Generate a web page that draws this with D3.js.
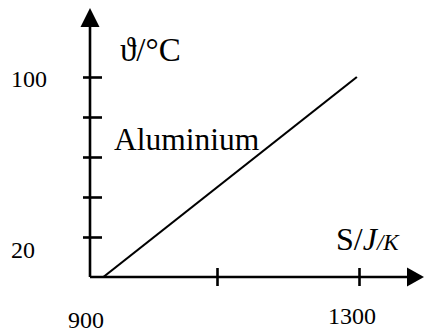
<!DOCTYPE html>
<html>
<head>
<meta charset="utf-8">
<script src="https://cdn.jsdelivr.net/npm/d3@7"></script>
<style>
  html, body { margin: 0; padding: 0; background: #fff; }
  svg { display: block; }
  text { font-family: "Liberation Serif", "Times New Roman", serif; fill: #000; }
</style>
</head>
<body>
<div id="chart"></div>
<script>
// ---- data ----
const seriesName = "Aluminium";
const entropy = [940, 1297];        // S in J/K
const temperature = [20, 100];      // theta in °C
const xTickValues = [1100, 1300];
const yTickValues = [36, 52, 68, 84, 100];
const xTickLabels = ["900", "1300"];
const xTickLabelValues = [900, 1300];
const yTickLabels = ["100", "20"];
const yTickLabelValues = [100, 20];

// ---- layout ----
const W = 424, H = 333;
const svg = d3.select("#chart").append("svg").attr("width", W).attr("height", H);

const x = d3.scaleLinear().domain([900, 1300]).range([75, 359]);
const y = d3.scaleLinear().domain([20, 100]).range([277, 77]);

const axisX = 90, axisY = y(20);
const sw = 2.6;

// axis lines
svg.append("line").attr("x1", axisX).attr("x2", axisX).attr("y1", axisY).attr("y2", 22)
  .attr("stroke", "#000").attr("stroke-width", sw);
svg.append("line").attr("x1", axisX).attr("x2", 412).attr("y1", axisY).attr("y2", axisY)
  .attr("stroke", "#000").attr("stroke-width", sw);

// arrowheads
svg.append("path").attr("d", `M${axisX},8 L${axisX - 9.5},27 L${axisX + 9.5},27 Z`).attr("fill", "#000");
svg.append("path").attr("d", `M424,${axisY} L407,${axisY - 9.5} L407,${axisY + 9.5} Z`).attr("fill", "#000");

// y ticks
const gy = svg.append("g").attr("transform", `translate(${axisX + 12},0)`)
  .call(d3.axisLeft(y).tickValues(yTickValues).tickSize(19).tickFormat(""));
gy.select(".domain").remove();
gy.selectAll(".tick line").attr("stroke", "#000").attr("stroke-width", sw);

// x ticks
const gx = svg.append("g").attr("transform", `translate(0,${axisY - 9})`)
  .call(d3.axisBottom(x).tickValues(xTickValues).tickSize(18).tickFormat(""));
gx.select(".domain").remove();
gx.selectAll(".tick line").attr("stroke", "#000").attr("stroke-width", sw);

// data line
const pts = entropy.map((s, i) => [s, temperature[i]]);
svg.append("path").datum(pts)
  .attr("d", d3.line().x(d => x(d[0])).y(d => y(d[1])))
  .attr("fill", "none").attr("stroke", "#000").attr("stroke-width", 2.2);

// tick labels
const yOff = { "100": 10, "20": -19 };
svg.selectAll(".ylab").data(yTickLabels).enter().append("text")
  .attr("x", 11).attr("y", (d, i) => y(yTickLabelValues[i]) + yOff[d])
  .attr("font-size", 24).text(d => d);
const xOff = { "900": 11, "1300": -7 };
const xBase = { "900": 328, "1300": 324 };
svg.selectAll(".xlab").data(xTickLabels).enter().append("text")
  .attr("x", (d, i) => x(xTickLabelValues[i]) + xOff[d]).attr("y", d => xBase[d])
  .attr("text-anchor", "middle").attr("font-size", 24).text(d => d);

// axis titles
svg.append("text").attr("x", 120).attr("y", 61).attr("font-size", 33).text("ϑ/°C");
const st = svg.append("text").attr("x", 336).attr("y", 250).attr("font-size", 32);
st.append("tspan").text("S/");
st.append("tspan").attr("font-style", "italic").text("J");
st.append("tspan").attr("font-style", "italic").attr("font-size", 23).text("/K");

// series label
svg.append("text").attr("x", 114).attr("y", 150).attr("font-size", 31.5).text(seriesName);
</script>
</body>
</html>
+-------+
● WHAT YOU SHOULD DO
Copy out each line exactly, without the pictures.

● THE REPLY
Generate a web page that draws this with D3.js.
<!DOCTYPE html>
<html>
<head>
<meta charset="utf-8">
<script src="https://cdn.jsdelivr.net/npm/d3@7"></script>
<style>
  html, body { margin: 0; padding: 0; background: #fff; }
  svg { display: block; }
  text { font-family: "Liberation Serif", "Times New Roman", serif; fill: #000; }
</style>
</head>
<body>
<div id="chart"></div>
<script>
// ---- data ----
const seriesName = "Aluminium";
const entropy = [940, 1297];        // S in J/K
const temperature = [20, 100];      // theta in °C
const xTickValues = [1100, 1300];
const yTickValues = [36, 52, 68, 84, 100];
const xTickLabels = ["900", "1300"];
const xTickLabelValues = [900, 1300];
const yTickLabels = ["100", "20"];
const yTickLabelValues = [100, 20];

// ---- layout ----
const W = 424, H = 333;
const svg = d3.select("#chart").append("svg").attr("width", W).attr("height", H);

const x = d3.scaleLinear().domain([900, 1300]).range([75, 359]);
const y = d3.scaleLinear().domain([20, 100]).range([277, 77]);

const axisX = 90, axisY = y(20);
const sw = 2.6;

// axis lines
svg.append("line").attr("x1", axisX).attr("x2", axisX).attr("y1", axisY).attr("y2", 22)
  .attr("stroke", "#000").attr("stroke-width", sw);
svg.append("line").attr("x1", axisX).attr("x2", 412).attr("y1", axisY).attr("y2", axisY)
  .attr("stroke", "#000").attr("stroke-width", sw);

// arrowheads
svg.append("path").attr("d", `M${axisX},8 L${axisX - 9.5},27 L${axisX + 9.5},27 Z`).attr("fill", "#000");
svg.append("path").attr("d", `M424,${axisY} L407,${axisY - 9.5} L407,${axisY + 9.5} Z`).attr("fill", "#000");

// y ticks
const gy = svg.append("g").attr("transform", `translate(${axisX + 12},0)`)
  .call(d3.axisLeft(y).tickValues(yTickValues).tickSize(19).tickFormat(""));
gy.select(".domain").remove();
gy.selectAll(".tick line").attr("stroke", "#000").attr("stroke-width", sw);

// x ticks
const gx = svg.append("g").attr("transform", `translate(0,${axisY - 9})`)
  .call(d3.axisBottom(x).tickValues(xTickValues).tickSize(18).tickFormat(""));
gx.select(".domain").remove();
gx.selectAll(".tick line").attr("stroke", "#000").attr("stroke-width", sw);

// data line
const pts = entropy.map((s, i) => [s, temperature[i]]);
svg.append("path").datum(pts)
  .attr("d", d3.line().x(d => x(d[0])).y(d => y(d[1])))
  .attr("fill", "none").attr("stroke", "#000").attr("stroke-width", 2.2);

// tick labels
const yOff = { "100": 10, "20": -19 };
svg.selectAll(".ylab").data(yTickLabels).enter().append("text")
  .attr("x", 11).attr("y", (d, i) => y(yTickLabelValues[i]) + yOff[d])
  .attr("font-size", 24).text(d => d);
const xOff = { "900": 11, "1300": -7 };
const xBase = { "900": 328, "1300": 324 };
svg.selectAll(".xlab").data(xTickLabels).enter().append("text")
  .attr("x", (d, i) => x(xTickLabelValues[i]) + xOff[d]).attr("y", d => xBase[d])
  .attr("text-anchor", "middle").attr("font-size", 24).text(d => d);

// axis titles
svg.append("text").attr("x", 120).attr("y", 61).attr("font-size", 33).text("ϑ/°C");
const st = svg.append("text").attr("x", 336).attr("y", 250).attr("font-size", 32);
st.append("tspan").text("S/");
st.append("tspan").attr("font-style", "italic").text("J");
st.append("tspan").attr("font-style", "italic").attr("font-size", 23).text("/K");

// series label
svg.append("text").attr("x", 114).attr("y", 150).attr("font-size", 31.5).text(seriesName);
</script>
</body>
</html>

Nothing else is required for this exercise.